Agree. I think the ideal of the man working and the wife staying at home was more applicable when jobs were more physical and a woman's earning power was limited accordingly.

In today's economy (at least in this country) a woman with equal training and experience can earn just as much as a man; some would argue that women can make more given their better relationship skills. It makes much more sense for the allocation of home and work responsibilities to follow ability, not gender.

It really doesn't have anything to do with male domination in the workplace. Getting ahead (and, today, even staying afloat) in the workplace is simply very competitive. If your husband were to go out and get a job, he would be equally stressed.

Your kids likely are just as happy having a SAHD as a SAHM. From their perspective, any gain from having you around more will be offset by having him around less (assuming making more money will mean he works more, has to drive further, go back to school, etc.) Also, a woman is not an inherently better domestic parent than a man.


----------



## Mavash. (Jan 26, 2012)

DTO said:


> From their perspective, any gain from having you around more will be offset by having him around less (assuming making more money will mean he works more, has to drive further, go back to school, etc.) Also, a woman is not an inherently better domestic parent than a man.
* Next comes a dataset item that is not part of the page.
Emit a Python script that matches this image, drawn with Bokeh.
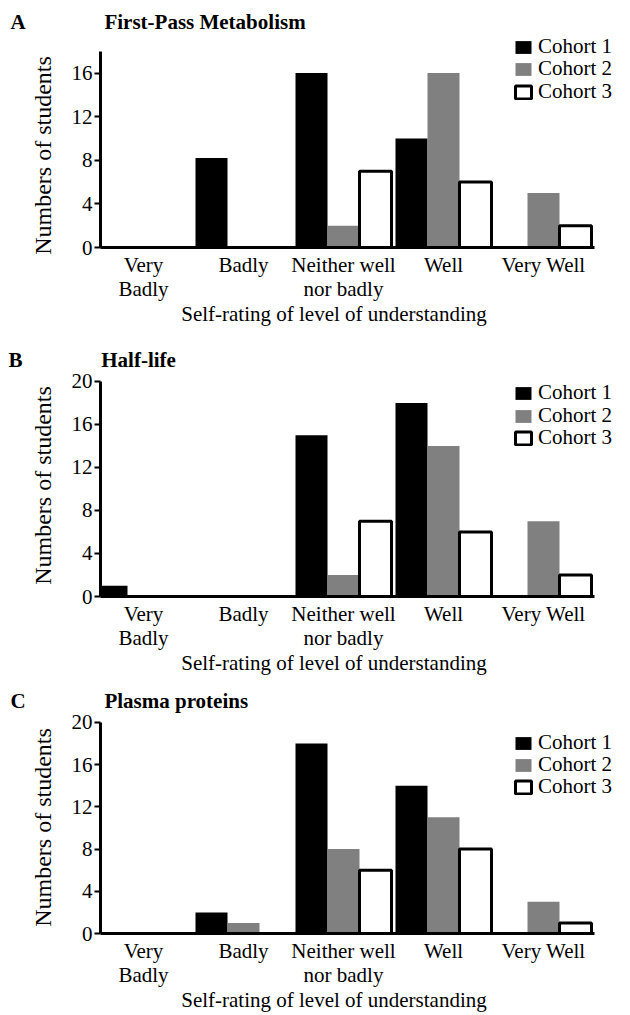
from bokeh.plotting import figure
from bokeh.layouts import column
from bokeh.models import (ColumnDataSource, Range1d, FixedTicker, SingleIntervalTicker, Legend)
from bokeh.transform import dodge
from bokeh.embed import file_html
from bokeh.resources import INLINE

# ---------------- data ----------------
categories = ["Very\nBadly", "Badly", "Neither well\nnor badly", "Well", "Very Well"]
cohorts = ["Cohort 1", "Cohort 2", "Cohort 3"]
x_title = "Self-rating of level of understanding"
y_title = "Numbers of students"

fpm_c1 = [0, 8.2, 16, 10, 0]
fpm_c2 = [0, 0, 2, 16, 5]
fpm_c3 = [0, 0, 7, 6, 2]

hl_c1 = [1, 0, 15, 18, 0]
hl_c2 = [0, 0, 2, 14, 7]
hl_c3 = [0, 0, 7, 6, 2]

pp_c1 = [0, 2, 18, 14, 0]
pp_c2 = [0, 1, 8, 11, 3]
pp_c3 = [0, 0, 6, 8, 1]

NB = "\u00a0"
panels = [
    dict(letter="A", title="First-Pass Metabolism", c1=fpm_c1, c2=fpm_c2, c3=fpm_c3,
         ymax=18, yend=19.63, height=336, top=33, standoff=0, bottom=89, letter_x=-90, ypad=5,
         legend_c=[200.5, 178.0, 155.5]),
    dict(letter="B", title="Half-life", c1=hl_c1, c2=hl_c2, c3=hl_c3,
         ymax=20, yend=20.64, height=341, top=38, standoff=5, bottom=78, letter_x=-92, ypad=0,
         legend_c=[203.5, 181.0, 158.5]),
    dict(letter="C", title="Plasma proteins", c1=pp_c1, c2=pp_c2, c3=pp_c3,
         ymax=20, yend=20.65, height=337, top=38, standoff=5, bottom=78, letter_x=-90, ypad=1,
         legend_c=[191.0, 168.5, 146.0]),
]

FONT = "Liberation Serif"
GRAY = "#808080"
BAR_W = 0.32
X_START, X_AXIS_END, X_END = -0.43, 4.51, 4.87

figs = []
for pn in panels:
    idx = list(range(len(categories)))
    src = ColumnDataSource(dict(x=idx, c1=pn["c1"], c2=pn["c2"], c3=pn["c3"]))
    p = figure(width=630, height=pn["height"], output_backend="svg", toolbar_location=None,
               x_range=Range1d(X_START, X_END), y_range=Range1d(0, pn["yend"]),
               min_border_left=100, min_border_right=0,
               min_border_top=pn["top"], min_border_bottom=pn["bottom"])
    p.outline_line_color = None
    p.xgrid.visible = False
    p.ygrid.visible = False
    p.background_fill_color = "white"
    p.border_fill_color = "white"

    p.title.text = pn["letter"] + NB * 15 + pn["title"]
    p.title.align = "left"
    p.title.offset = pn["letter_x"]
    p.title.standoff = pn["standoff"]
    p.title.text_font = FONT
    p.title.text_font_size = "21px"
    p.title.text_font_style = "bold"
    p.title.text_color = "black"

    r1 = p.vbar(x=dodge("x", -BAR_W, range=p.x_range), top="c1", width=BAR_W, source=src,
                fill_color="black", line_color=None)
    r2 = p.vbar(x=dodge("x", 0, range=p.x_range), top="c2", width=BAR_W, source=src,
                fill_color=GRAY, line_color=None)
    r3 = p.vbar(x=dodge("x", BAR_W, range=p.x_range), top="c3", width=BAR_W, source=src,
                fill_color="white", line_color="black", line_width=3)

    # x axis
    xa = p.xaxis[0]
    xa.bounds = (X_START, X_AXIS_END)
    xa.ticker = FixedTicker(ticks=idx)
    xa.major_label_overrides = {i: c for i, c in enumerate(categories)}
    xa.major_tick_out = 0
    xa.major_tick_in = 0
    xa.minor_tick_out = 0
    xa.minor_tick_in = 0
    xa.axis_line_width = 3
    xa.axis_line_color = "black"
    xa.major_label_text_font = FONT
    xa.major_label_text_font_size = "21px"
    xa.major_label_text_color = "black"
    xa.major_label_text_line_height = 1.0
    xa.major_label_standoff = 5
    xa.axis_label = x_title + NB * 12
    xa.axis_label_text_font = FONT
    xa.axis_label_text_font_size = "21px"
    xa.axis_label_text_font_style = "normal"
    xa.axis_label_text_color = "black"
    xa.axis_label_standoff = -2

    # y axis
    ya = p.yaxis[0]
    ya.bounds = (0, pn["ymax"])
    ya.ticker = SingleIntervalTicker(interval=4, num_minor_ticks=0)
    ya.major_tick_out = 6
    ya.major_tick_in = 0
    ya.major_tick_line_width = 2
    ya.minor_tick_out = 0
    ya.minor_tick_in = 0
    ya.axis_line_width = 3
    ya.axis_line_color = "black"
    ya.major_label_text_font = FONT
    ya.major_label_text_font_size = "21px"
    ya.major_label_text_color = "black"
    ya.major_label_standoff = 2
    ya.axis_label = y_title + NB * pn["ypad"]
    ya.axis_label_text_font = FONT
    ya.axis_label_text_font_size = "24px"
    ya.axis_label_text_font_style = "normal"
    ya.axis_label_text_color = "black"
    ya.axis_label_standoff = 13

    for name, r, cy in zip(cohorts, [r1, r2, r3], pn["legend_c"]):
        lg = Legend(items=[(name, [r])], location=(413, round(cy - 12.5)),
                    background_fill_alpha=0, border_line_alpha=0,
                    padding=0, margin=0, spacing=0,
                    glyph_width=20, glyph_height=16, label_standoff=5,
                    label_text_font=FONT, label_text_font_size="21px",
                    label_text_color="black")
        p.add_layout(lg, "center")
    figs.append(p)

layout = column(*figs, spacing=0)
open("out.html", "w").write(file_html(layout, INLINE))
My husband does have to pick up extra shifts to make up for the lost income. My kids will tell you absolutely they will take him being gone more to be able to stay home with me full time (no daycare).

And I tried to talk my husband into being a SAHD and he said you couldn't pay him to do what I do. LOL He says he doesn't have the patience for it.


----------



## jgayle01 (Jan 19, 2011)

Thanks everyone for the feedback. I realize that even though we currently live well within our means, I would still want to try and bring in some money. I thought about setting up shop and taking clients at my home (not sure but worth a shot). Or I could take the severance and get another job that isn't so demanding, maybe even part time.
After writing it out and hearing all your responses, I don't feel as stressed out about it. Thanks everyone!


----------